Test Problems
For every problem, one can turn it into a test problem by adding analytical
to the DEFunction
.
No Analytical Solution
However, in many cases the analytical solution cannot be found, and therefore one uses a low-tolerance calculation as a stand-in for a solution. The JuliaDiffEq ecosystem supports this through the TestSolution
type in DiffEqDevTools. There are three constructors. The code is simple, so here it is:
mutable struct TestSolution <: DESolution
t::Any
u::Any
interp::Any
dense::Any
end
(T::TestSolution)(t) = T.interp(t)
TestSolution(t, u) = TestSolution(t, u, nothing, false)
TestSolution(t, u, interp) = TestSolution(t, u, interp, true)
TestSolution(interp::DESolution) = TestSolution(nothing, nothing, interp, true)
This acts like a solution. When used in conjunction with apprxtrue
:
appxtrue(sol::AbstractODESolution, sol2::TestSolution)
you can use it to build a TestSolution
from a problem (like ODETestSolution
) which holds the errors If you only give it t
and u
, then it can only calculate the final error.
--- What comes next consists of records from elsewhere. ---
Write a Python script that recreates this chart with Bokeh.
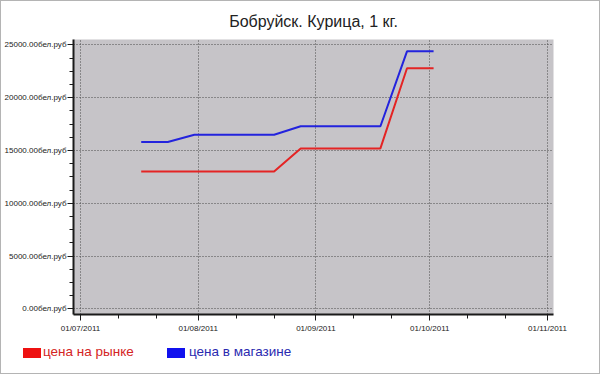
import pandas as pd
from bokeh.plotting import figure
from bokeh.layouts import column
from bokeh.models import (Range1d, FixedTicker, SingleIntervalTicker, DatetimeTickFormatter,
                          PrintfTickFormatter, ColumnDataSource, Div)
from bokeh.embed import file_html
from bokeh.resources import INLINE

# ---- data ----
dates = ["2011-07-17", "2011-07-24", "2011-07-31", "2011-08-07", "2011-08-14", "2011-08-21",
         "2011-08-28", "2011-09-04", "2011-09-11", "2011-09-18", "2011-09-25", "2011-10-02"]
market_price = [13000, 13000, 13000, 13000, 13000, 13000, 15200, 15200, 15200, 15200, 22800, 22800]
store_price = [15800, 15800, 16500, 16500, 16500, 16500, 17300, 17300, 17300, 17300, 24400, 24400]
month_ticks = ["2011-07-01", "2011-08-01", "2011-09-01", "2011-10-01", "2011-11-01"]
minor_dates = ["2011-07-11", "2011-07-21", "2011-08-11", "2011-08-21", "2011-09-11",
               "2011-09-21", "2011-10-11", "2011-10-21"]
series_labels = ["цена на рынке", "цена в магазине"]
series_colors = ["#e42424", "#2323dd"]
legend_box_colors = ["#ee1111", "#1111ee"]
legend_text_colors = ["#d42424", "#2a2ab0"]
title_text = "Бобруйск. Курица, 1 кг."


def ms(s):
    return pd.Timestamp(s).value / 1e6


src = ColumnDataSource(dict(x=pd.to_datetime(dates), market=market_price, store=store_price))

p = figure(width=598, height=336, x_axis_type="datetime", output_backend="svg",
           toolbar_location=None,
           x_range=Range1d(ms("2011-06-29 04:00"), ms("2011-11-02 14:00")),
           y_range=Range1d(-540, 25520),
           min_border_left=10, min_border_right=46, min_border_top=0, min_border_bottom=23,
           background_fill_color="#c6c4c8", border_fill_color="white",
           outline_line_color=None)

p.title.text = title_text
p.title.align = "center"
p.title.text_font = "Liberation Sans"
p.title.text_font_size = "16px"
p.title.text_font_style = "normal"
p.title.text_color = "#222222"
p.title.padding = 6
p.title.standoff = 7

# axes
p.xaxis.ticker = FixedTicker(ticks=[ms(d) for d in month_ticks],
                             minor_ticks=[ms(d) for d in minor_dates])
fmt = "%d/%m/%Y"
p.xaxis.formatter = DatetimeTickFormatter(milliseconds=fmt, seconds=fmt, minsec=fmt, minutes=fmt,
                                          hourmin=fmt, hours=fmt, days=fmt, months=fmt, years=fmt)
p.yaxis.ticker = SingleIntervalTicker(interval=5000, num_minor_ticks=4)
p.yaxis.formatter = PrintfTickFormatter(format="%.2fбел.руб")

for ax in (p.xaxis[0], p.yaxis[0]):
    ax.axis_line_color = "#1a1a1a"
    ax.axis_line_width = 2
    ax.major_tick_line_color = "#1a1a1a"
    ax.minor_tick_line_color = "#1a1a1a"
    ax.major_tick_line_width = 1
    ax.major_tick_out = 6
    ax.major_tick_in = 0
    ax.minor_tick_out = 4
    ax.minor_tick_in = 0
    ax.major_label_text_font = "Liberation Sans"
    ax.major_label_text_font_size = "8px"
    ax.major_label_text_color = "#222222"
p.xaxis.major_label_standoff = 3
p.yaxis.major_label_standoff = 1

# grid
for g in (p.xgrid[0], p.ygrid[0]):
    g.grid_line_color = "#4a4a4a"
    g.grid_line_dash = "1 2"
    g.grid_line_width = 1
p.xgrid.ticker = p.xaxis[0].ticker
p.ygrid.ticker = p.yaxis[0].ticker

# series lines
p.line("x", "market", source=src, line_color=series_colors[0], line_width=2)
p.line("x", "store", source=src, line_color=series_colors[1], line_width=2)

# ---- legend strip ----
box_left = [22, 166]
text_left = [42, 188]
parts = []
for lbl, bc, tc, bl, tl in zip(series_labels, legend_box_colors, legend_text_colors,
                               box_left, text_left):
    parts.append(f'<span style="position:absolute;left:{bl}px;top:11px;width:18px;height:10px;'
                 f'background:{bc}"></span>')
    parts.append(f'<span style="position:absolute;left:{tl}px;top:8px;line-height:14px;'
                 f'white-space:nowrap;color:{tc}">{lbl}</span>')
legend_html = ('<div style="position:relative;width:598px;height:36px;'
               'font-family:\'Liberation Sans\',Arial,sans-serif;font-size:13.5px">'
               + "".join(parts) + "</div>")
leg = Div(text=legend_html, width=598, height=36, margin=0)

layout = column(p, leg, spacing=0)
layout.styles = {"border": "1px solid #b4b4b4"}

open("out.html", "w").write(file_html(layout, INLINE))
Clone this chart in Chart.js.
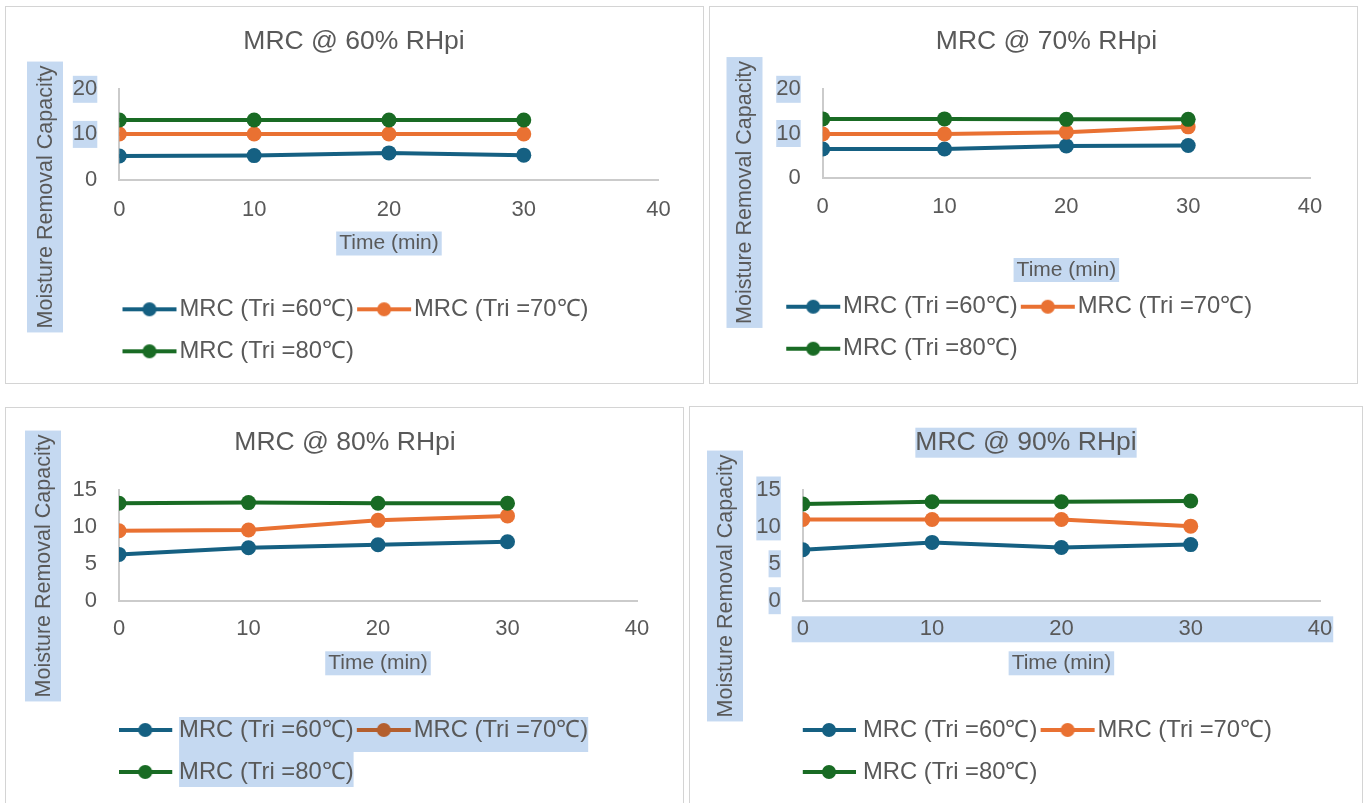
<!DOCTYPE html>
<html>
<head>
<meta charset="utf-8">
<script src="https://cdn.jsdelivr.net/npm/chart.js@4.4.1/dist/chart.umd.min.js"></script>
<style>
  body { margin: 0; background: #fff; width: 1364px; height: 803px; overflow: hidden; position: relative; }
  .panel { position: absolute; border: 1px solid #d4d4d4; background: #fff; }
</style>
</head>
<body>
<div class="panel" style="left:5px;top:6px;width:697px;height:376px"><canvas id="c60"></canvas></div>
<div class="panel" style="left:709px;top:6px;width:647px;height:376px"><canvas id="c70"></canvas></div>
<div class="panel" style="left:5px;top:407px;width:677px;height:398px"><canvas id="c80"></canvas></div>
<div class="panel" style="left:689px;top:406px;width:672px;height:398px"><canvas id="c90"></canvas></div>
<script>
// time points and tick labels
const times = [0, 10, 20, 30];
const xTicks = [0, 10, 20, 30, 40];
const yTicks20 = [0, 10, 20];
const yTicks15 = [0, 5, 10, 15];
const seriesNames = ['MRC (Tri =60℃)', 'MRC (Tri =70℃)', 'MRC (Tri =80℃)'];
const seriesColors = ['#156082', '#E97132', '#196B24'];
const chartTitles = ['MRC @ 60% RHpi', 'MRC @ 70% RHpi', 'MRC @ 80% RHpi', 'MRC @ 90% RHpi'];

// MRC values
const rh60_tri60 = [5.2, 5.3, 5.9, 5.4];
const rh60_tri70 = [10.1, 10.1, 10.1, 10.1];
const rh60_tri80 = [13.2, 13.2, 13.2, 13.2];

const rh70_tri60 = [6.5, 6.5, 7.2, 7.3];
const rh70_tri70 = [9.9, 9.9, 10.3, 11.5];
const rh70_tri80 = [13.3, 13.3, 13.2, 13.2];

const rh80_tri60 = [6.3, 7.2, 7.6, 8.0];
const rh80_tri70 = [9.5, 9.6, 10.9, 11.5];
const rh80_tri80 = [13.2, 13.3, 13.2, 13.2];

const rh90_tri60 = [6.9, 7.9, 7.2, 7.6];
const rh90_tri70 = [11.0, 11.0, 11.0, 10.1];
const rh90_tri80 = [13.1, 13.4, 13.4, 13.5];

const TEXT = '#595959';
const HL = '#c5d9f1';
const AXIS = '#cbcbcb';
const FAM = "'Liberation Sans', Arial, sans-serif";
const Y_TITLE = 'Moisture Removal Capacity';
const X_TITLE = 'Time (min)';
const TITLE_FONT = 26.5, LEG_FONT = 23.8, LEG_PAD = 18.2, TICK_FONT = 22, XT_FONT = 21, YT_FONT = 21.5;
const Y_TICK_GAP = 22;

Chart.defaults.font.family = FAM;
Chart.defaults.color = TEXT;

const measureCtx = document.createElement('canvas').getContext('2d');
function widest(vals) {
  measureCtx.font = `${TICK_FONT}px ${FAM}`;
  return Math.max(...vals.map(v => measureCtx.measureText(String(v)).width));
}

// line + dot legend symbol, placed so the line starts `shift` px from the item start
function legendIcon(color, bw, shift) {
  const half = Math.ceil(Math.max(Math.abs(shift - bw / 2), Math.abs(shift + 54 - bw / 2))) + 2;
  const c = document.createElement('canvas');
  c.width = half * 2; c.height = 20;
  const g = c.getContext('2d');
  const x0 = shift - bw / 2 + half;
  g.strokeStyle = color; g.lineWidth = 4;
  g.beginPath(); g.moveTo(x0, 10); g.lineTo(x0 + 54, 10); g.stroke();
  g.fillStyle = color;
  g.beginPath(); g.arc(x0 + 27, 10, 7, 0, Math.PI * 2); g.fill();
  return c;
}

// selection-style highlight boxes and the offset y-axis title
const decor = {
  id: 'decor',
  beforeDraw(chart, args, o) {
    const ctx = chart.ctx, ca = chart.chartArea;
    const xs = chart.scales.x, ys = chart.scales.y;
    ctx.save();
    ctx.fillStyle = HL;
    if (o.title) {
      ctx.font = `${TITLE_FONT}px ${FAM}`;
      const w = ctx.measureText(chart.options.plugins.title.text).width;
      const cy = chart.titleBlock.top + o.titleTop + TITLE_FONT * 0.6;
      const cx = (chart.titleBlock.left + chart.titleBlock.right) / 2;
      ctx.fillRect(cx - w / 2, cy - 15, w, 30);
    }
    ctx.font = `${TICK_FONT}px ${FAM}`;
    (o.yTicks || []).forEach(group => {
      const w = Math.max(...group.map(v => ctx.measureText(String(v)).width));
      const right = ca.left - Y_TICK_GAP;
      const top = ys.getPixelForValue(Math.max(...group)) - 13.5;
      const bot = ys.getPixelForValue(Math.min(...group)) + 13.5;
      ctx.fillRect(right - w, top, w, bot - top);
    });
    if (o.xTicks) {
      const first = xTicks[0], last = xTicks[xTicks.length - 1];
      const l = xs.getPixelForValue(first) - ctx.measureText(String(first)).width / 2 - 5;
      const r = xs.getPixelForValue(last) + ctx.measureText(String(last)).width / 2 + 1;
      const cy = ca.bottom + o.xTickPad + TICK_FONT * 0.6;
      ctx.fillRect(l, cy - 13, r - l, 26);
    }
    if (o.xTitle) {
      ctx.font = `${XT_FONT}px ${FAM}`;
      const w = ctx.measureText(X_TITLE).width + 6;
      const cx = (xs.left + xs.right) / 2;
      const cy = xs.bottom - o.xTitlePad - XT_FONT * 0.6;
      ctx.fillRect(cx - w / 2, cy - 12, w, 24);
    }
    if (o.legend) {
      const hb = chart.legend.legendHitBoxes;
      const bw = chart.options.plugins.legend.labels.pointStyleWidth;
      const tx = i => hb[i].left + bw + LEG_FONT / 2;
      const c1 = hb[0].top + hb[0].height / 2;
      ctx.fillRect(tx(0), c1 - 13, hb[1].left + hb[1].width - tx(0), 35);
      ctx.fillRect(tx(2), c1 + 22, hb[2].left + hb[2].width - tx(2), 35);
    }
    if (o.yTitlePos) {
      const [cx, cy] = o.yTitlePos;
      ctx.font = `${YT_FONT}px ${FAM}`;
      const w = ctx.measureText(Y_TITLE).width;
      ctx.fillStyle = HL;
      ctx.fillRect(cx - 18, cy - w / 2 - 4, 36, w + 8);
      ctx.translate(cx, cy);
      ctx.rotate(-Math.PI / 2);
      ctx.fillStyle = TEXT;
      ctx.textAlign = 'center';
      ctx.textBaseline = 'middle';
      ctx.fillText(Y_TITLE, 0, 1);
    }
    ctx.restore();
  }
};

const panels = [
  { id: 'c60', title: chartTitles[0], series: [rh60_tri60, rh60_tri70, rh60_tri80], yTicks: yTicks20,
    padL: 43.4, padR: 44.4, padB: 9.8, titlePad: [18.8, 31.7], chartLeft: 113.3, xH: 99.7, xTickPad: 17.3, xTitlePad: 23.1,
    legendFull: false, bw: 30, shifts: [-15, -15, -15], legendColors: seriesColors,
    hl: { yTicks: [[20], [10]], xTitle: true, yTitlePos: [39, 190] } },
  { id: 'c70', title: chartTitles[1], series: [rh70_tri60, rh70_tri70, rh70_tri80], yTicks: yTicks20,
    padL: 73, padR: 47, padB: 12.4, titlePad: [18.8, 31.7], chartLeft: 112.7, xH: 98.9, xTickPad: 15.8, xTitlePad: -6,
    legendFull: true, bw: 30, shifts: [-15, -15, -15], legendColors: seriesColors,
    hl: { yTicks: [[20], [10]], xTitle: true, yTitlePos: [34.5, 185.5] } },
  { id: 'c80', title: chartTitles[2], series: [rh80_tri60, rh80_tri70, rh80_tri80], yTicks: yTicks15,
    padL: 47, padR: 46, padB: 12.1, titlePad: [18.8, 31.4], chartLeft: 113, xH: 98.9, xTickPad: 15.1, xTitlePad: 24,
    legendFull: false, bw: 30, shifts: [-19, -15, -19], legendColors: ['#156082', '#b45f2e', '#196B24'],
    hl: { xTitle: true, legend: true, yTitlePos: [37, 158] } },
  { id: 'c90', title: chartTitles[3], series: [rh90_tri60, rh90_tri70, rh90_tri80], yTicks: yTicks15,
    padL: 42, padR: 42, padB: 11.1, titlePad: [19.8, 31.4], chartLeft: 112.8, xH: 99.2, xTickPad: 15.4, xTitlePad: 24,
    legendFull: false, bw: 30, shifts: [-19, -15, -19], legendColors: seriesColors,
    hl: { title: true, yTicks: [[15, 10], [5], [0]], xTicks: true, xTitle: true, yTitlePos: [35, 179] } }
];

panels.forEach(p => {
  const datasets = p.series.map((vals, i) => ({
    label: seriesNames[i],
    data: times.map((t, j) => ({ x: t, y: vals[j] })),
    borderColor: seriesColors[i],
    backgroundColor: seriesColors[i],
    borderWidth: 4,
    pointRadius: 7.5,
    pointHoverRadius: 7.5,
    pointBorderWidth: 0,
    tension: 0,
    order: 2 - i
  }));

  new Chart(document.getElementById(p.id), {
    type: 'line',
    data: { datasets },
    plugins: [decor],
    options: {
      responsive: true,
      maintainAspectRatio: false,
      animation: false,
      events: [],
      layout: { padding: { left: p.padL, right: p.padR, top: 0, bottom: p.padB } },
      scales: {
        x: {
          type: 'linear',
          min: xTicks[0], max: xTicks[xTicks.length - 1],
          ticks: { stepSize: xTicks[1] - xTicks[0], padding: p.xTickPad, font: { size: TICK_FONT }, color: TEXT, maxRotation: 0 },
          grid: { display: false, drawTicks: false },
          border: { color: AXIS, width: 2 },
          title: { display: true, text: X_TITLE, color: TEXT, font: { size: XT_FONT }, padding: { top: 0, bottom: p.xTitlePad } },
          afterFit: s => { s.height = p.xH; }
        },
        y: {
          min: p.yTicks[0], max: p.yTicks[p.yTicks.length - 1],
          // mirrored + far-aligned so labels sit right-aligned left of the axis without being clipped
          ticks: { stepSize: p.yTicks[1] - p.yTicks[0], mirror: true, crossAlign: 'far',
            padding: -(Y_TICK_GAP + widest(p.yTicks)), font: { size: TICK_FONT }, color: TEXT },
          grid: { display: false, drawTicks: false },
          border: { color: AXIS, width: 2 },
          afterFit: s => { s.width = p.chartLeft - p.padL; }
        }
      },
      plugins: {
        title: { display: true, text: p.title, color: TEXT, font: { size: TITLE_FONT, weight: 'normal' },
          padding: { top: p.titlePad[0], bottom: p.titlePad[1] } },
        legend: {
          position: 'bottom', fullSize: p.legendFull, align: 'start',
          labels: {
            usePointStyle: true, pointStyleWidth: p.bw, padding: LEG_PAD, color: TEXT,
            font: { size: LEG_FONT },
            generateLabels: chart => chart.data.datasets.map((ds, i) => ({
              text: ds.label, fillStyle: ds.borderColor, strokeStyle: ds.borderColor,
              lineWidth: 0, hidden: false, datasetIndex: i, fontColor: TEXT,
              pointStyle: legendIcon(p.legendColors[i], p.bw, p.shifts[i])
            }))
          }
        },
        tooltip: { enabled: false },
        decor: Object.assign({ titleTop: p.titlePad[0], xTickPad: p.xTickPad, xTitlePad: p.xTitlePad }, p.hl)
      }
    }
  });
});
</script>
</body>
</html>
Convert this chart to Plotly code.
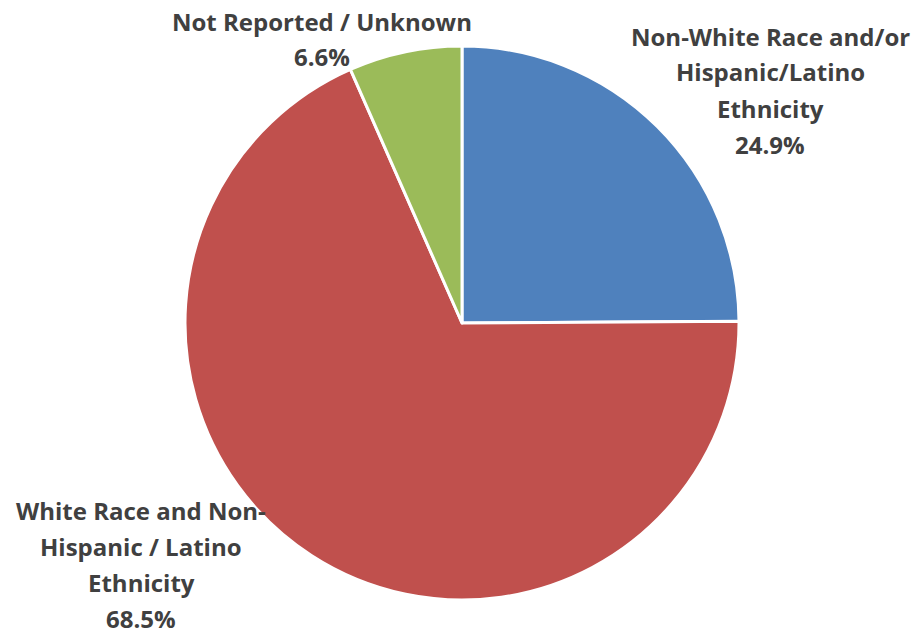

If the TestSolution
has an interpolation, it will define timeseries and dense errors.
(Note: I would like it so that way the timeseries error will be calculated on the times of sol.t in sol2.t
which would act nicely with tstops
and when interpolations don't exist, but haven't gotten to it!)
These can then be passed to other functionality. For example, the benchmarking functions allow one to set appxsol
which is a TestSolution
for the benchmark solution to calculate errors against, and error_estimate
allows one to choose which error estimate to use in the benchmarking (defaults to :final
).
Related Functions
DiffEqDevTools.appxtrue
— Functionappxtrue(sol::AbstractODESolution,sol2::TestSolution)
Uses the interpolant from the higher order solution sol2 to approximate errors for sol. If sol2 has no interpolant, only the final error is calculated.
appxtrue(sol::AbstractODESolution,sol2::AbstractODESolution)
Uses the interpolant from the higher order solution sol2 to approximate errors for sol. If sol2 has no interpolant, only the final error is calculated.